>> START Data supplied

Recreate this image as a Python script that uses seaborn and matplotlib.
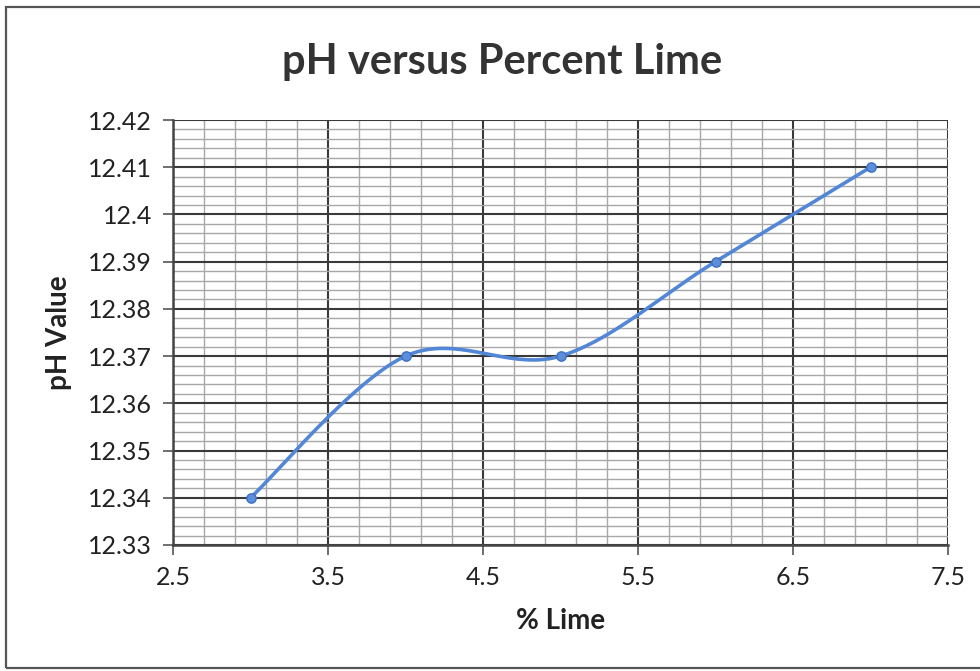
import numpy as np
import matplotlib
matplotlib.use("Agg")
import matplotlib.pyplot as plt
import seaborn as sns
import pandas as pd
from matplotlib.ticker import MultipleLocator, FixedLocator, FormatStrFormatter
from matplotlib.patches import Rectangle

# Measured pH at each lime content
lime_pct = [3, 4, 5, 6, 7]
ph_value = [12.34, 12.37, 12.37, 12.39, 12.41]

title = "pH versus Percent Lime"
x_label = "% Lime"
y_label = "pH Value"
x_ticks = [2.5, 3.5, 4.5, 5.5, 6.5, 7.5]
y_ticks = [12.33, 12.34, 12.35, 12.36, 12.37, 12.38, 12.39, 12.40, 12.41, 12.42]

sns.set_theme(style="white")
plt.rcParams["font.family"] = ["Lato", "DejaVu Sans"]

df = pd.DataFrame({"lime": lime_pct, "ph": ph_value})


def smooth_curve(xs, ys, n=60):
    """Spreadsheet-style smoothed line: cubic Bezier through every point."""
    p = np.column_stack([xs, ys]).astype(float)
    out = []
    for i in range(len(p) - 1):
        p0 = p[i - 1] if i > 0 else p[i]
        p1, p2 = p[i], p[i + 1]
        p3 = p[i + 2] if i + 2 < len(p) else p[i + 1]
        c1 = p1 + (p2 - p0) / 6.0
        c2 = p2 - (p3 - p1) / 6.0
        t = np.linspace(0, 1, n)[:, None]
        seg = ((1 - t) ** 3) * p1 + 3 * ((1 - t) ** 2) * t * c1 + 3 * (1 - t) * t ** 2 * c2 + t ** 3 * p2
        out.append(seg if i == 0 else seg[1:])
    return np.vstack(out)


fig = plt.figure(figsize=(9.8, 6.71), dpi=100)
fig.patch.set_facecolor("white")

# chart frame
fig.patches.append(Rectangle((6 / 980, 3 / 671), 1.2, 661 / 671, transform=fig.transFigure,
                             fill=False, edgecolor="#555555", linewidth=1.6, zorder=0))

ax = fig.add_axes([173 / 980, 126 / 671, 775 / 980, 425 / 671])

ax.set_xlim(2.5, 7.5)
ax.set_ylim(12.33, 12.42)
ax.set_xticks(x_ticks)
ax.set_yticks(y_ticks)
ax.xaxis.set_major_formatter(FormatStrFormatter("%g"))
ax.set_yticklabels([f"{v:g}" for v in y_ticks])
# minor verticals every 0.2 counted from the left edge of the axis
ax.xaxis.set_minor_locator(FixedLocator(np.arange(2.5, 7.5001, 0.2)))
ax.yaxis.set_minor_locator(MultipleLocator(0.002))

ax.grid(which="minor", color="#a8a8a8", linewidth=1.0)
ax.grid(which="major", color="#3a3a3a", linewidth=1.5)
ax.set_axisbelow(True)

for side in ["top", "right"]:
    ax.spines[side].set_visible(False)
for side in ["left", "bottom"]:
    ax.spines[side].set_color("#444444")
    ax.spines[side].set_linewidth(1.8)

ax.tick_params(which="major", direction="out", length=7, width=1.2, color="#555555",
               labelsize=18, labelcolor="#222222", pad=8, left=True, bottom=True)
ax.tick_params(which="minor", length=0)

curve = smooth_curve(lime_pct, ph_value)
ax.plot(curve[:, 0], curve[:, 1], color="#5286d6", linewidth=2.6, solid_capstyle="round", zorder=3)
sns.scatterplot(data=df, x="lime", y="ph", ax=ax, s=45, color="#5b8fdc",
                edgecolor="#3f6fbf", linewidth=1.0, zorder=4, legend=False)

ax.set_xlabel(x_label, fontsize=20, fontweight="bold", color="#222222", labelpad=14)
ax.set_ylabel(y_label, fontsize=20, fontweight="bold", color="#222222", labelpad=12)
fig.text(0.512, 0.908, title, ha="center", va="center", fontsize=30, fontweight="bold", color="#333333")

fig.savefig("out.png", dpi=100, facecolor="white")
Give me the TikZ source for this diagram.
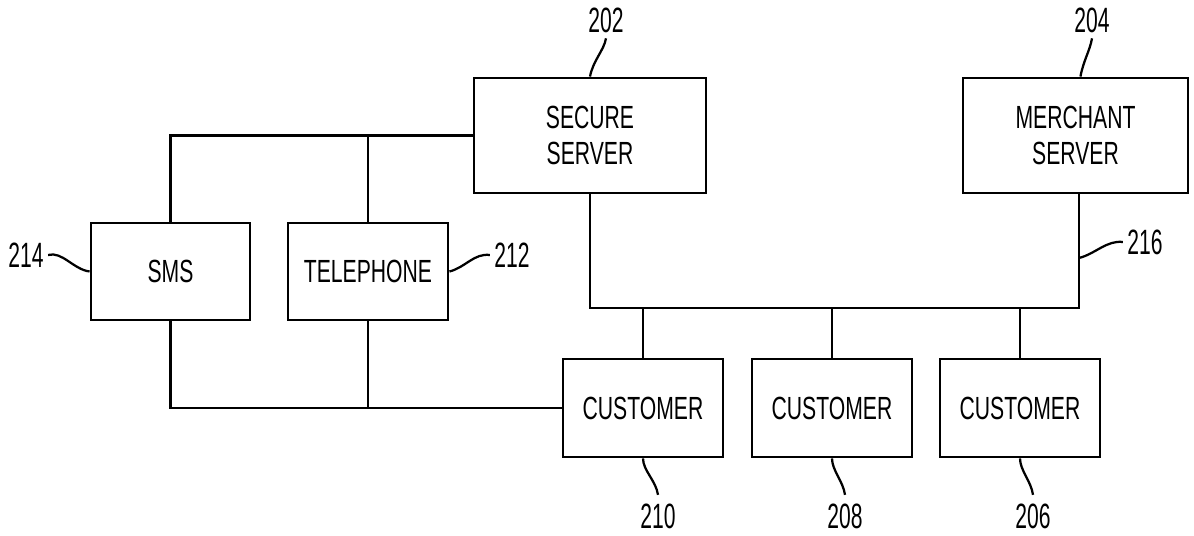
\documentclass[tikz,border=0pt]{standalone}
\usepackage{fontspec}
\setmainfont{Liberation Sans}[FakeStretch=0.66]
\newfontfamily\refnumfont{Liberation Sans}[FakeStretch=0.6]
\usetikzlibrary{positioning}

\tikzset{
    box/.style={draw, line width=2pt, align=center, inner sep=0pt,
        font=\fontsize{22.8}{25.6}\selectfont},
    link/.style={line width=2pt},
    lead/.style={line width=1.6pt},
    refnum/.style={inner sep=0pt, font=\refnumfont\fontsize{25}{25}\selectfont}
}

\begin{document}
\begin{tikzpicture}[x=0.025cm,y=-0.025cm]
    \useasboundingbox (0,0) rectangle (1194,536);
    \node[box,minimum width=5.8cm,minimum height=2.875cm] (secure) at (590,135.5) {SECURE\\SERVER};
    \node[box,minimum width=5.625cm,minimum height=2.875cm] (merchant) at (1075.5,135.5) {MERCHANT\\SERVER};
    \node[box,minimum width=3.975cm,minimum height=2.425cm] (sms) at (170.5,271.5) {SMS};
    \node[box,minimum width=4cm,minimum height=2.425cm] (tel) at (368,271.5) {TELEPHONE};
    \node[box,minimum width=4cm,minimum height=2.45cm] (cust210) at (643,408) {CUSTOMER};
    \node[box,minimum width=4cm,minimum height=2.45cm] (cust208) at (832,408) {CUSTOMER};
    \node[box,minimum width=4cm,minimum height=2.45cm] (cust206) at (1020,408) {CUSTOMER};
    \coordinate (mbus) at (1079,308);
    \coordinate (p216) at (1079,258);

    \draw[link] (sms.north) |- (secure.west);
    \draw[link] (tel.north) -- (tel.north |- secure.west);
    \draw[link] (sms.south) |- (cust210.west);
    \draw[link] (tel.south) -- (tel.south |- cust210.west);
    \draw[link] (secure.south) |- (mbus) -- (merchant.south -| mbus);
    \foreach \c in {cust210,cust208,cust206}
        \draw[link] (\c.north) -- (\c.north |- mbus);

    \node[refnum] (n202) at (606,20) {202};
    \node[refnum] (n204) at (1092,20) {204};
    \node[refnum] (n214) at (26,255) {214};
    \node[refnum] (n212) at (512,255) {212};
    \node[refnum] (n216) at (1145,242) {216};
    \node[refnum] (n210) at (658,516) {210};
    \node[refnum] (n208) at (845,516) {208};
    \node[refnum] (n206) at (1033,516) {206};

    \draw[lead] (secure.north) .. controls +(3,-16) and +(-2,12) .. ([yshift=-4pt]n202.south);
    \draw[lead] ([xshift=3.5pt]merchant.north) .. controls +(3,-16) and +(-2,12) .. ([yshift=-4pt]n204.south);
    \draw[lead] (sms.west) .. controls +(-16,-2) and +(14,-4) .. ([xshift=3pt]n214.east);
    \draw[lead] (tel.east) .. controls +(16,-4) and +(-16,-2) .. ([xshift=-3pt]n212.west);
    \draw[lead] (p216) .. controls +(16,-4) and +(-16,-2) .. ([xshift=-3pt]n216.west);
    \draw[lead] (cust210.south) .. controls +(0,12) and +(-2,-14) .. ([yshift=6pt]n210.north);
    \draw[lead] (cust208.south) .. controls +(0,12) and +(-2,-14) .. ([yshift=6pt]n208.north);
    \draw[lead] (cust206.south) .. controls +(0,12) and +(-2,-14) .. ([yshift=6pt]n206.north);
\end{tikzpicture}
\end{document}
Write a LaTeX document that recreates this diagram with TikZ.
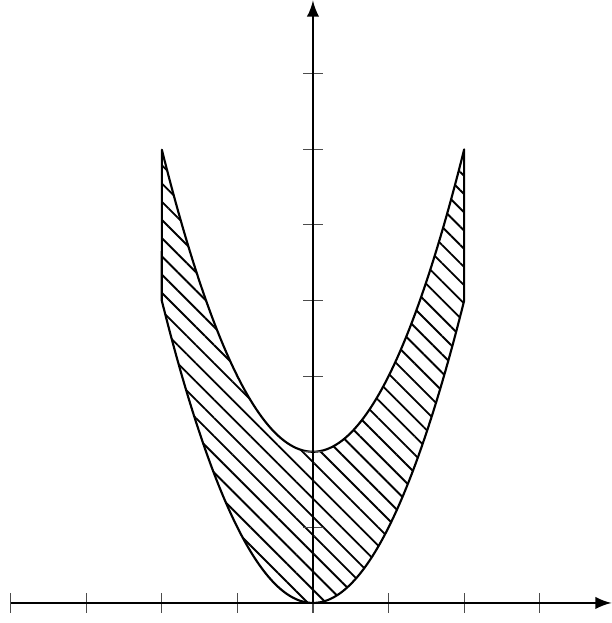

>> END Data supplied

What is expected: Set down exactly the lines above, from the line containing "Give me the TikZ source for this diagram." through the line containing "(\c.north |- mbus);". Skip the pictures.

Complete answer:
Give me the TikZ source for this diagram.
\documentclass[tikz,border=0pt]{standalone}
\usepackage{fontspec}
\setmainfont{Liberation Sans}[FakeStretch=0.66]
\newfontfamily\refnumfont{Liberation Sans}[FakeStretch=0.6]
\usetikzlibrary{positioning}

\tikzset{
    box/.style={draw, line width=2pt, align=center, inner sep=0pt,
        font=\fontsize{22.8}{25.6}\selectfont},
    link/.style={line width=2pt},
    lead/.style={line width=1.6pt},
    refnum/.style={inner sep=0pt, font=\refnumfont\fontsize{25}{25}\selectfont}
}

\begin{document}
\begin{tikzpicture}[x=0.025cm,y=-0.025cm]
    \useasboundingbox (0,0) rectangle (1194,536);
    \node[box,minimum width=5.8cm,minimum height=2.875cm] (secure) at (590,135.5) {SECURE\\SERVER};
    \node[box,minimum width=5.625cm,minimum height=2.875cm] (merchant) at (1075.5,135.5) {MERCHANT\\SERVER};
    \node[box,minimum width=3.975cm,minimum height=2.425cm] (sms) at (170.5,271.5) {SMS};
    \node[box,minimum width=4cm,minimum height=2.425cm] (tel) at (368,271.5) {TELEPHONE};
    \node[box,minimum width=4cm,minimum height=2.45cm] (cust210) at (643,408) {CUSTOMER};
    \node[box,minimum width=4cm,minimum height=2.45cm] (cust208) at (832,408) {CUSTOMER};
    \node[box,minimum width=4cm,minimum height=2.45cm] (cust206) at (1020,408) {CUSTOMER};
    \coordinate (mbus) at (1079,308);
    \coordinate (p216) at (1079,258);

    \draw[link] (sms.north) |- (secure.west);
    \draw[link] (tel.north) -- (tel.north |- secure.west);
    \draw[link] (sms.south) |- (cust210.west);
    \draw[link] (tel.south) -- (tel.south |- cust210.west);
    \draw[link] (secure.south) |- (mbus) -- (merchant.south -| mbus);
    \foreach \c in {cust210,cust208,cust206}
        \draw[link] (\c.north) -- (\c.north |- mbus);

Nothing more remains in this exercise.